■ WORK REQUIRED: Go through the data below. List every line that holds the word "matplotlib".

-- BEGIN --

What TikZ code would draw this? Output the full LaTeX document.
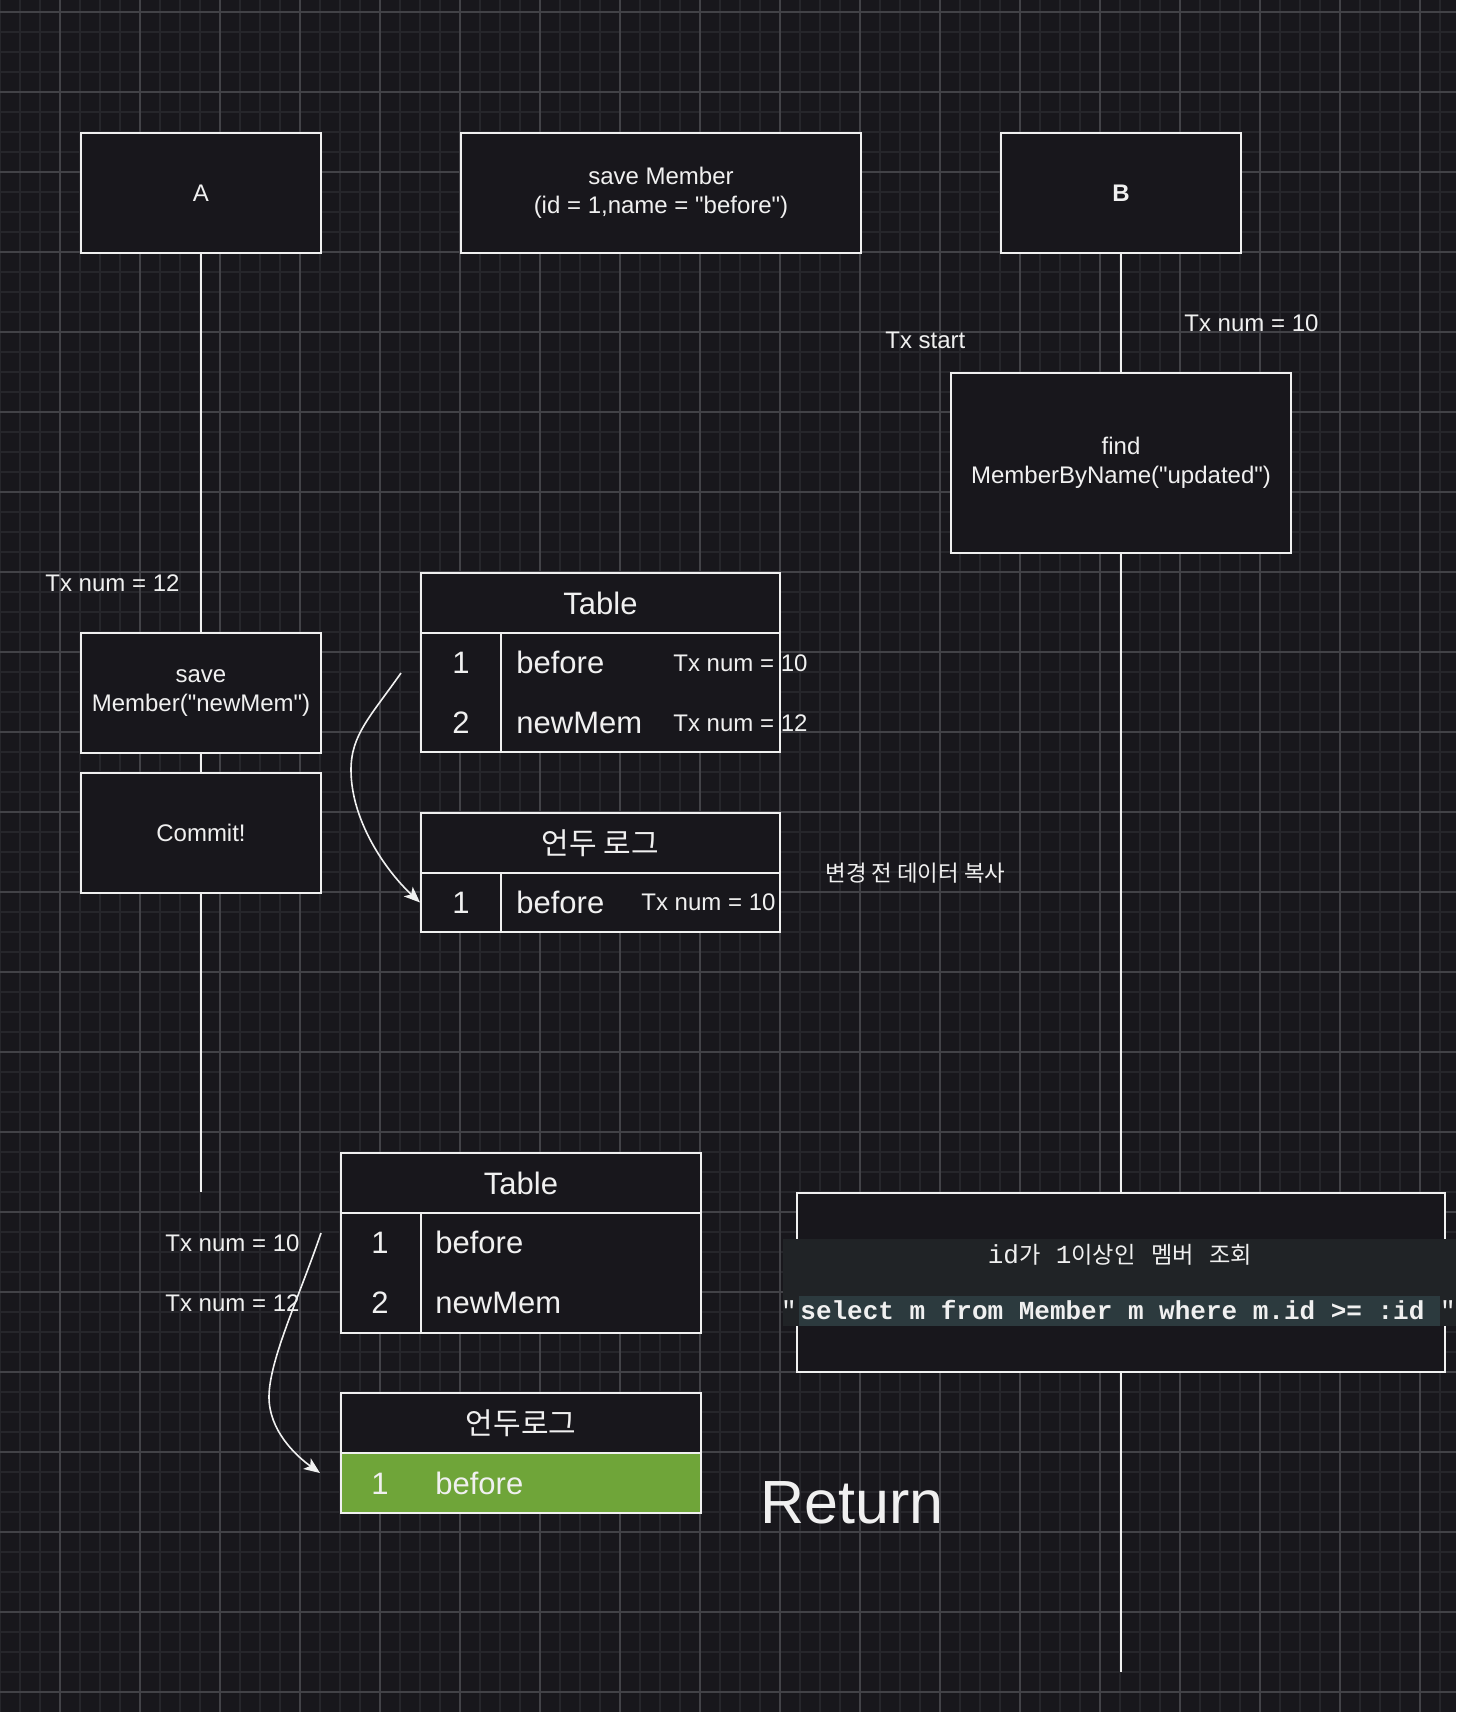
\documentclass[tikz,border=0pt]{standalone}
\usepackage{fontspec}
\setmainfont{Liberation Sans}[Ligatures=TeXOff]
\newfontfamily\krfont{Noto Sans CJK KR}
\newfontfamily\codefont{Liberation Mono}
\usepackage{xcolor}
\usetikzlibrary{arrows.meta}
\definecolor{bgdark}{HTML}{18171C}
\definecolor{gridminor}{HTML}{26262B}
\definecolor{gridmajor}{HTML}{424247}
\definecolor{fgwhite}{HTML}{F0F0F0}
\definecolor{rowgreen}{HTML}{6FA539}
\definecolor{bandgray}{HTML}{202326}
\definecolor{codegray}{HTML}{2C3A3E}
\newcommand{\krtext}[1]{{\krfont\fontsize{11.6}{13}\selectfont #1}}
\newcommand{\dq}{\symbol{34}}

\begin{document}
\begin{tikzpicture}[x=0.5pt, y=-0.5pt,
  every node/.style={text=fgwhite, inner sep=0pt},
  lifebox/.style={draw=fgwhite, line width=1pt, fill=bgdark, align=center, font=\fontsize{12}{14.5}\selectfont},
  cell/.style={draw=fgwhite, line width=1pt, fill=bgdark},
  celltext/.style={font=\fontsize{15.5}{18}\selectfont},
  krhead/.style={font=\krfont\fontsize{15}{17}\selectfont},
  txlabel/.style={font=\fontsize{12}{14}\selectfont, anchor=base west},
  lifeline/.style={draw=fgwhite, line width=1pt},
  copyarrow/.style={draw=fgwhite, line width=0.8pt, -{Stealth[length=8pt,width=6.5pt,inset=2pt]}}]
\useasboundingbox (0,0) rectangle (1456,1712);
% background grid
\fill[bgdark] (0,0) rectangle (1456,1712);
\foreach \gx in {0,20,...,1440} \draw[gridminor, line width=0.6pt] (\gx,0) -- (\gx,1712);
\foreach \gy in {12,32,...,1692} \draw[gridminor, line width=0.6pt] (0,\gy) -- (1456,\gy);
\foreach \gx in {60,140,...,1420} \draw[gridmajor, line width=0.6pt] (\gx,0) -- (\gx,1712);
\foreach \gy in {12,92,...,1692} \draw[gridmajor, line width=0.6pt] (0,\gy) -- (1456,\gy);

% Transaction A
\node[lifebox, minimum width=120pt, minimum height=60pt] (A) at (201,193) {A};
\node[lifebox, minimum width=120pt, minimum height=60pt] (saveNew) at (201,693) {save\\Member(\dq newMem\dq)};
\node[lifebox, minimum width=120pt, minimum height=60pt] (commit) at (201,833) {Commit!};
\coordinate (Aend) at (201,1192);
\draw[lifeline] (A) -- (saveNew);
\draw[lifeline] (saveNew) -- (commit);
\draw[lifeline] (commit) -- (Aend);
\node[txlabel] (txA) at (45,591) {Tx num = 12};

% first member
\node[lifebox, minimum width=200pt, minimum height=60pt] (saveFirst) at (661,193) {save Member\\(id = 1,name = \dq before\dq)};

% Transaction B
\node[lifebox, minimum width=120pt, minimum height=60pt, font=\fontsize{12}{14.5}\selectfont\bfseries] (B) at (1121,193) {B};
\node[lifebox, minimum width=170pt, minimum height=90pt] (find) at (1121,462.5) {find\\MemberByName(\dq updated\dq)};
\node[lifebox, minimum width=324pt, minimum height=89.5pt] (query) at (1121,1282.5) {};
\coordinate (Bend) at (1121,1672);
\draw[lifeline] (B) -- (find);
\draw[lifeline] (find) -- (query);
\draw[lifeline] (query) -- (Bend);
\node[txlabel] (txStart) at (885,348) {Tx start};
\node[txlabel] (txB) at (1184,331) {Tx num = 10};

% query
\node[fill=bandgray, minimum width=336.5pt, minimum height=43.5pt] (band) at (1119.5,1282.5) {};
\node[fill=codegray, minimum width=320.5pt, minimum height=15pt] (codebg) at (1119.5,1311) {};
\node[anchor=base, font=\codefont\fontsize{13}{15}\selectfont] (qtitle) at (1120,1263) {id\krtext{가} 1\krtext{이상인} \krtext{멤버} \krtext{조회}};
\node[anchor=base west, font=\codefont\bfseries\fontsize{13}{15}\selectfont] (code) at (800,1319) {select m from Member m where m.id >= :id};
\node[anchor=base, font=\codefont\fontsize{13}{15}\selectfont] (qopen) at (789,1319) {"};
\node[anchor=base, font=\codefont\fontsize{13}{15}\selectfont] (qclose) at (1448,1319) {"};

% Table during Tx
\node[cell, minimum width=179.5pt, minimum height=30pt] (tblA) at (600.5,603) {};
\node[cell, minimum width=40pt, minimum height=59.5pt] (tblAidx) at (461,692.5) {};
\node[cell, minimum width=139.5pt, minimum height=59.5pt] (tblAbody) at (640.5,692.5) {};
\node[celltext, anchor=base] (tblAtitle) at (600.5,614) {Table};
\node[celltext, anchor=base] (tblA1) at (461,673) {1};
\node[celltext, anchor=base] (tblA2) at (461,733) {2};
\node[celltext, anchor=base west] (tblAbefore) at (516,673) {before};
\node[celltext, anchor=base west] (tblAnew) at (516,733) {newMem};
\node[txlabel] (tblAtx1) at (673,671) {Tx num = 10};
\node[txlabel] (tblAtx2) at (673,731) {Tx num = 12};

% undo log during Tx
\node[cell, minimum width=179.5pt, minimum height=30pt] (tblU) at (600.5,843) {};
\node[cell, minimum width=40pt, minimum height=29.5pt] (tblUidx) at (461,902.5) {};
\node[cell, minimum width=139.5pt, minimum height=29.5pt] (tblUbody) at (640.5,902.5) {};
\node[krhead] (tblUtitle) at (600.5,843) {언두 로그};
\node[celltext, anchor=base] (tblU1) at (461,913) {1};
\node[celltext, anchor=base west] (tblUbefore) at (516,913) {before};
\node[txlabel] (tblUtx) at (641,910) {Tx num = 10};
\node[anchor=west, font=\krfont\fontsize{11.2}{13}\selectfont] (copynote) at (825,873) {변경 전 데이터 복사};
\coordinate (copyStart) at (401,673);
\draw[copyarrow] (copyStart) .. controls (370,717) and (351,735) .. (351,770) .. controls (351,820) and (385,870) .. (tblUidx.west);

% Table after commit
\node[cell, minimum width=180pt, minimum height=30pt] (tblC) at (521,1183) {};
\node[cell, minimum width=40pt, minimum height=60pt] (tblCidx) at (381,1273) {};
\node[cell, minimum width=140pt, minimum height=60pt] (tblCbody) at (561,1273) {};
\node[celltext, anchor=base] (tblCtitle) at (521,1194) {Table};
\node[celltext, anchor=base] (tblC1) at (380,1253) {1};
\node[celltext, anchor=base] (tblC2) at (380,1313) {2};
\node[celltext, anchor=base west] (tblCbefore) at (435,1253) {before};
\node[celltext, anchor=base west] (tblCnew) at (435,1313) {newMem};
\node[txlabel] (tblCtx1) at (165,1251) {Tx num = 10};
\node[txlabel] (tblCtx2) at (165,1311) {Tx num = 12};

% undo log read by B
\node[cell, minimum width=180pt, minimum height=30pt] (tblR) at (521,1423) {};
\node[cell, fill=rowgreen, minimum width=180pt, minimum height=30pt] (tblRrow) at (521,1483) {};
\node[krhead] (tblRtitle) at (521,1423) {언두로그};
\node[celltext, anchor=base] (tblR1) at (380,1494) {1};
\node[celltext, anchor=base west] (tblRbefore) at (435,1494) {before};
\coordinate (readStart) at (321,1233);
\coordinate (readEnd) at (320,1473);
\draw[copyarrow] (readStart) .. controls (300,1295) and (269,1360) .. (269,1397) .. controls (269,1430) and (295,1455) .. (readEnd);

\node[anchor=base west, font=\fontsize{30.5}{36}\selectfont] (ret) at (760,1523) {Return};
\end{tikzpicture}
\end{document}
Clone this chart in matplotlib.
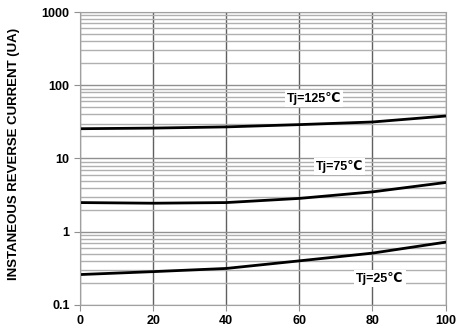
import numpy as np
import matplotlib.pyplot as plt
from matplotlib.ticker import FixedLocator, NullFormatter

plt.rcParams['font.family'] = ['Liberation Sans Narrow', 'Liberation Sans', 'DejaVu Sans']

# percent of rated reverse voltage
volts = [0, 20, 40, 60, 80, 100]
cur_125 = [25.5, 26.0, 27.0, 29.0, 31.5, 38.0]
cur_75 = [2.5, 2.45, 2.5, 2.85, 3.5, 4.7]
cur_25 = [0.26, 0.285, 0.315, 0.40, 0.51, 0.72]

labels = ['Tj=125\u2103', 'Tj=75\u2103', 'Tj=25\u2103']
label_pos = [(64, 66), (71, 7.8), (82, 0.23)]

xticks = [0, 20, 40, 60, 80, 100]
yticks = [0.1, 1, 10, 100, 1000]
ytick_labels = ['0.1', '1', '10', '100', '1000']

fig = plt.figure(figsize=(4.57, 3.34), dpi=100)
ax = fig.add_axes([0.175, 0.087, 0.80, 0.877])

ax.set_yscale('log')
ax.set_xlim(0, 100)
ax.set_ylim(0.1, 1000)

# minor grid: dense gray lines
minors = [m * 10.0**k for k in range(-1, 3) for m in range(2, 10)]
ax.yaxis.set_minor_locator(FixedLocator(minors))
ax.yaxis.set_minor_formatter(NullFormatter())
ax.grid(True, which='minor', axis='y', color='#b0b0b0', lw=1.0)
ax.grid(True, which='major', axis='y', color='#909090', lw=1.0)
ax.grid(True, which='major', axis='x', color='#606060', lw=1.0)
ax.tick_params(which='minor', length=0)

for cur in (cur_125, cur_75, cur_25):
    ax.plot(volts, cur, color='black', lw=2.0)

for txt, (x, y) in zip(labels, label_pos):
    ax.text(x, y, txt, ha='center', va='center', fontsize=9, fontweight='bold',
            bbox=dict(facecolor='white', edgecolor='none', pad=1.5))

ax.set_xticks(xticks)
ax.set_xticklabels([str(v) for v in xticks])
ax.set_yticks(yticks)
ax.set_yticklabels(ytick_labels)
ax.tick_params(which='major', length=4, color='#909090', labelsize=9)
for lab in ax.get_xticklabels() + ax.get_yticklabels():
    lab.set_fontweight('bold')

for s in ax.spines.values():
    s.set_color('#a0a0a0')

ax.set_ylabel('INSTANEOUS REVERSE CURRENT (UA)', fontsize=9.5, fontweight='bold')
ax.yaxis.set_label_coords(-0.165, 0.515)

fig.savefig('out.png', dpi=100)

-- END --

■ RESULT:
Clone this chart in matplotlib.
import matplotlib.pyplot as plt
from matplotlib.ticker import FixedLocator, NullFormatter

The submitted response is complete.